US gen. expects "turbulence" as troops exit Iraq
BAGHDAD - The top American general in Iraq said Monday that al Qaeda and other insurgent groups might seek to step up operations after U.S. forces leave at the end of the year.
Gen. Lloyd Austin also told reporters in Baghdad that while he expected "turbulence," he did not see the situation completely disintegrating. He noted that security did not collapse after U.S. forces pulled out of Iraqi cities in 2009.
"As we leave, you can expect to see some turbulence in security initially, and that's because you'll see various elements try to increase their freedom of movement and freedom of action. Al Qaeda will be one of those elements," Austin said.
The capabilities of al Qaeda in Iraq have deteriorated greatly since the height of the insurgency in 2004-2007 when the organization essentially controlled cities such as Fallujah and regularly carried out large-scale suicide attacks with seeming impunity.
But the organization is still able to carry out deadly, sometimes sophisticated attacks. While they originally targeted American troops, now their focus is mainly the Iraqi government and security forces, along with Shiite mosques or Shiite neighborhoods.
Austin also highlighted the risk that Shiite militias, which have so far mostly attacked American forces, will pose to the Iraqi government once U.S. forces have left. He warned that they could become the equivalent of Lebanon's powerful, Iranian-backed Hezbollah movement.

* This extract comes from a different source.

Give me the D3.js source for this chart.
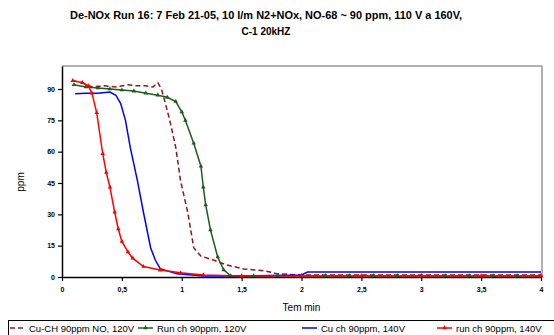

"I think the Iraqi government has to treat them based upon what they really are. These are elements that are really focused on creating a Lebanese Hezbollah kind of organization in this country. A government within a government, and those elements would have their own militia," he said.
The U.S. says that Shiite-majority Iran has cultivated ties with many Iraqi Shiite militias, as it has with Hezbollah. Austin nonetheless played down concerns that Iraq would fall under Iran's sphere of influence.
"I think at the end of the day, the Iraqis will do what's best for Iraq, and I think they will make their own decisions," said Austin.
He acknowledged he is concerned about the threat Shiite militias, supported by Iran, will pose to American diplomats who will remain in the country. Even after American forces leave Iraq, the U.S. will have a massive American diplomatic presence in the country.
The U.S. Embassy in Baghdad will be the largest in the world, and the State Department will have offices in the northern cities of Irbil and Kirkuk and in the southern oil city of Basra.
Austin highlighted other problems that Iraq's military faces, saying it does not yet have the ability to protect the country's borders.
Iraq's top general has also said his forces will not be able to protect their own borders until at least 2020.
"I don't think they have very much of a capability at all to address an external threat," Austin said.
The Iraqis have been bolstering their capability for conventional warfare with purchases of American tanks, howitzers and other armaments, and Baghdad has said that it would like to purchase as many as 36 F-16 fighter jets. But for the most part, the Iraqi security forces have been focused on fighting the insurgency that has raged inside the country almost since Saddam Hussein was ousted.
All American forces must be out of Iraq by the end of this year according to a security agreement signed by the U.S. and Iraq in 2008. Austin said there are just under 20,000 troops and eight American bases left in the country as the military rapidly packs up its equipment and people, down from 170,000 at the height of the deployment.
The U.S. and Iraq negotiated for months this year about extending the American troop presence in Iraq. They were never able to come to an agreement over what type of legal protections to give those forces, however, and the Americans had to stick to their original withdrawal deadline.